Extract exactly the lines from the top of the records through the line containing "art_f2 = [0.590, 0.585, 0.461, 0.498, 0.224, 0.238, 0.191]", and keep pictures out of the copy.

[Begin Entries shown]

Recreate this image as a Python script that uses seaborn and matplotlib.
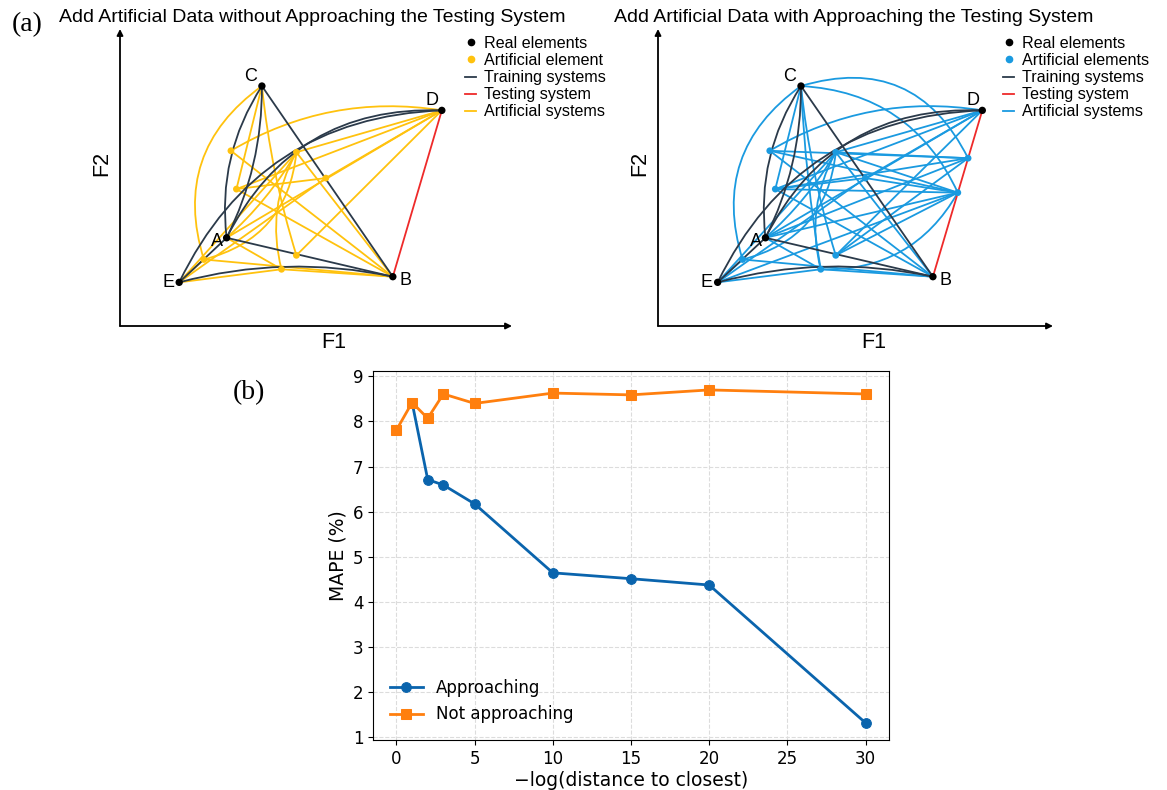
import matplotlib
matplotlib.use("Agg")
import matplotlib.pyplot as plt
import seaborn as sns
import pandas as pd
from matplotlib.patches import FancyArrowPatch
from matplotlib.lines import Line2D

# ---- panel (b) values ----
dist_approach = [1, 2, 3, 5, 10, 15, 20, 30]
mape_approach = [8.42, 6.71, 6.59, 6.17, 4.64, 4.51, 4.37, 1.31]
dist_not = [0, 1, 2, 3, 5, 10, 15, 20, 30]
mape_not = [7.81, 8.42, 8.07, 8.61, 8.40, 8.63, 8.59, 8.70, 8.61]
xticks_b = [0, 5, 10, 15, 20, 25, 30]
yticks_b = [1, 2, 3, 4, 5, 6, 7, 8, 9]

# ---- panel (a): element positions in (F1, F2), axes run 0..1 ----
real_names = ['A', 'B', 'C', 'D', 'E']
real_f1 = [0.272, 0.696, 0.362, 0.821, 0.151]
real_f2 = [0.297, 0.166, 0.808, 0.726, 0.147]

art_names = ['p1', 'p2', 'p3', 'p4', 'p5', 'p6', 'p7']
art_f1 = [0.283, 0.450, 0.297, 0.525, 0.214, 0.450, 0.412]
art_f2 = [0.590, 0.585, 0.461, 0.498, 0.224, 0.238, 0.191]

# extra artificial elements placed near the testing system
near_names = ['q1', 'q2']
near_f1 = [0.785, 0.759]
near_f2 = [0.565, 0.449]

# systems = (element, element, curvature)
training_edges = [
    ('C', 'A', 0.18), ('C', 'A', -0.12), ('C', 'B', 0.0), ('A', 'B', 0.0),
    ('E', 'A', 0.0), ('E', 'B', -0.12), ('A', 'D', -0.32), ('E', 'D', -0.3),
]
testing_edges = [('B', 'D', 0.0)]
artificial_edges = [
    ('p5', 'C', -0.36), ('D', 'p1', 0.18), ('C', 'p3', 0.0), ('C', 'p6', 0.05),
    ('p1', 'B', 0.0), ('p2', 'B', 0.0), ('p3', 'B', 0.0), ('p3', 'p4', 0.0),
    ('p4', 'D', 0.0), ('E', 'p4', 0.0), ('A', 'p2', 0.08), ('E', 'p2', 0.0),
    ('p2', 'p7', 0.2), ('p2', 'p5', -0.35), ('p5', 'B', 0.0), ('p6', 'D', 0.0),
    ('p7', 'B', 0.0), ('A', 'p7', 0.0), ('A', 'D', 0.0), ('E', 'p7', 0.0),
    ('p3', 'D', 0.0), ('p2', 'D', 0.0), ('E', 'p5', 0.0),
]
approach_extra_edges = [
    ('C', 'q1', -0.42), ('C', 'q2', -0.3), ('p1', 'q1', 0.0), ('p2', 'q1', 0.0),
    ('p3', 'q1', 0.0), ('p1', 'q2', 0.0), ('p2', 'q2', 0.0), ('p3', 'q2', 0.0),
    ('p6', 'q1', 0.0), ('p6', 'q2', 0.0), ('A', 'q2', 0.0), ('A', 'q1', 0.0),
    ('E', 'q2', 0.0), ('p7', 'q2', 0.3), ('p4', 'q2', 0.0), ('C', 'p7', 0.03),
]

label_offsets = {'A': (-7, -3), 'B': (9, -3), 'C': (-8, 7), 'D': (-7, 7), 'E': (-8, 0)}

DARK = '#2b3a4a'
RED = '#ee2a2a'
YELLOW = '#ffc20e'
LBLUE = '#1a9ae0'
BLUE = '#0a64ad'
ORANGE = '#ff7f0e'

fig = plt.figure(figsize=(11.67, 7.9), dpi=100)
W, H = 1167, 790


def pos(name):
    if name in real_names:
        i = real_names.index(name)
        return real_f1[i], real_f2[i]
    if name in art_names:
        i = art_names.index(name)
        return art_f1[i], art_f2[i]
    i = near_names.index(name)
    return near_f1[i], near_f2[i]


def add_edges(ax, edges, color, z):
    for a, b, rad in edges:
        p = FancyArrowPatch(pos(a), pos(b), arrowstyle='-',
                            connectionstyle=f'arc3,rad={rad}', color=color,
                            lw=1.3, shrinkA=0, shrinkB=0, zorder=z)
        ax.add_patch(p)


def draw_diagram(left_px, width_px, title_px, title, art_color, art_label, edges, with_near):
    ax = fig.add_axes([left_px / W, 1 - 326 / H, width_px / W, (326 - 29) / H])
    ax.set_xlim(0, 1)
    ax.set_ylim(0, 1)
    ax.axis('off')
    arrow = dict(arrowstyle='-|>', lw=1.3, color='black', mutation_scale=9,
                 shrinkA=0, shrinkB=0)
    ax.annotate('', xy=(1, 0), xytext=(0, 0), arrowprops=arrow, annotation_clip=False)
    ax.annotate('', xy=(0, 1), xytext=(0, 0), arrowprops=arrow, annotation_clip=False)

    add_edges(ax, edges, art_color, 2)
    add_edges(ax, training_edges, DARK, 3)
    add_edges(ax, testing_edges, RED, 3)

    af1, af2 = list(art_f1), list(art_f2)
    if with_near:
        af1 += near_f1
        af2 += near_f2
    sns.scatterplot(x=af1, y=af2, color=art_color, s=24, edgecolor='none', ax=ax, zorder=5)
    sns.scatterplot(x=real_f1, y=real_f2, color='black', s=28, edgecolor='none', ax=ax, zorder=6)
    for n, x, y in zip(real_names, real_f1, real_f2):
        ax.annotate(n, (x, y), xytext=label_offsets[n], textcoords='offset points',
                    ha='center', va='center', fontsize=13, family='Liberation Sans', zorder=7)

    fig.text((left_px - 18) / W, 1 - 163 / H, 'F2', rotation=90, ha='center', va='center',
             fontsize=15.5, family='Liberation Sans')
    fig.text((left_px + 0.545 * width_px) / W, 1 - 343 / H, 'F1', ha='center', va='center',
             fontsize=15.5, family='Liberation Sans')
    fig.text(title_px / W, 1 - 17 / H, title, ha='left', va='center',
             fontsize=14, family='Liberation Sans')

    handles = [
        Line2D([], [], ls='none', marker='o', color='black', ms=4.5),
        Line2D([], [], ls='none', marker='o', color=art_color, ms=4.5),
        Line2D([], [], color=DARK, lw=1.3),
        Line2D([], [], color=RED, lw=1.3),
        Line2D([], [], color=art_color, lw=1.3),
    ]
    labels = ['Real elements', art_label, 'Training systems', 'Testing system', 'Artificial systems']
    fig.legend(handles, labels, loc='upper left',
               bbox_to_anchor=((left_px + 345) / W, 1 - 36 / H), frameon=False,
               handlelength=0.7, handletextpad=0.5, labelspacing=0.13, borderpad=0,
               borderaxespad=0, prop={'family': 'Liberation Sans', 'size': 11.6})


draw_diagram(120, 392, 59, 'Add Artificial Data without Approaching the Testing System',
             YELLOW, 'Artificial element', artificial_edges, False)
draw_diagram(658, 395, 614, 'Add Artificial Data with Approaching the Testing System',
             LBLUE, 'Artificial elements', artificial_edges + approach_extra_edges, True)

fig.text(27 / W, 1 - 25 / H, '(a)', ha='center', va='center', fontsize=20, family='Liberation Serif')
fig.text(249 / W, 1 - 393 / H, '(b)', ha='center', va='center', fontsize=20, family='Liberation Serif')

# ---- panel (b) ----
df_a = pd.DataFrame({'dist': dist_approach, 'mape': mape_approach})
df_n = pd.DataFrame({'dist': dist_not, 'mape': mape_not})

ax_b = fig.add_axes([373 / W, 1 - 740 / H, 516 / W, 369 / H])
sns.lineplot(data=df_a, x='dist', y='mape', marker='o', color=BLUE, lw=2, markersize=7,
             markeredgecolor=BLUE, label='Approaching', ax=ax_b)
sns.lineplot(data=df_n, x='dist', y='mape', marker='s', color=ORANGE, lw=2, markersize=7.5,
             markeredgecolor=ORANGE, label='Not approaching', ax=ax_b)
ax_b.set_xlim(-1.5, 31.5)
ax_b.set_ylim(0.93, 9.12)
ax_b.set_xticks(xticks_b)
ax_b.set_yticks(yticks_b)
ax_b.tick_params(labelsize=12)
ax_b.grid(True, ls='--', color='#dcdcdc', lw=0.8)
ax_b.set_axisbelow(True)
ax_b.set_xlabel('\u2212log(distance to closest)', fontsize=13.5, labelpad=2)
ax_b.set_ylabel('MAPE (%)', fontsize=13.5)
ax_b.legend(loc='lower left', frameon=False, fontsize=12, borderaxespad=0.6)

fig.savefig('out.png', dpi=100)
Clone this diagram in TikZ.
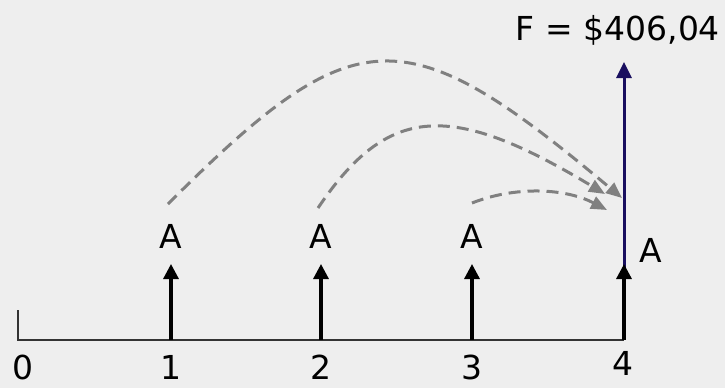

[End Entries shown]

-- Exercise output --
Recreate this image as a Python script that uses seaborn and matplotlib.
import matplotlib
matplotlib.use("Agg")
import matplotlib.pyplot as plt
import seaborn as sns
import pandas as pd
from matplotlib.patches import FancyArrowPatch
from matplotlib.lines import Line2D

# ---- panel (b) values ----
dist_approach = [1, 2, 3, 5, 10, 15, 20, 30]
mape_approach = [8.42, 6.71, 6.59, 6.17, 4.64, 4.51, 4.37, 1.31]
dist_not = [0, 1, 2, 3, 5, 10, 15, 20, 30]
mape_not = [7.81, 8.42, 8.07, 8.61, 8.40, 8.63, 8.59, 8.70, 8.61]
xticks_b = [0, 5, 10, 15, 20, 25, 30]
yticks_b = [1, 2, 3, 4, 5, 6, 7, 8, 9]

# ---- panel (a): element positions in (F1, F2), axes run 0..1 ----
real_names = ['A', 'B', 'C', 'D', 'E']
real_f1 = [0.272, 0.696, 0.362, 0.821, 0.151]
real_f2 = [0.297, 0.166, 0.808, 0.726, 0.147]

art_names = ['p1', 'p2', 'p3', 'p4', 'p5', 'p6', 'p7']
art_f1 = [0.283, 0.450, 0.297, 0.525, 0.214, 0.450, 0.412]
art_f2 = [0.590, 0.585, 0.461, 0.498, 0.224, 0.238, 0.191]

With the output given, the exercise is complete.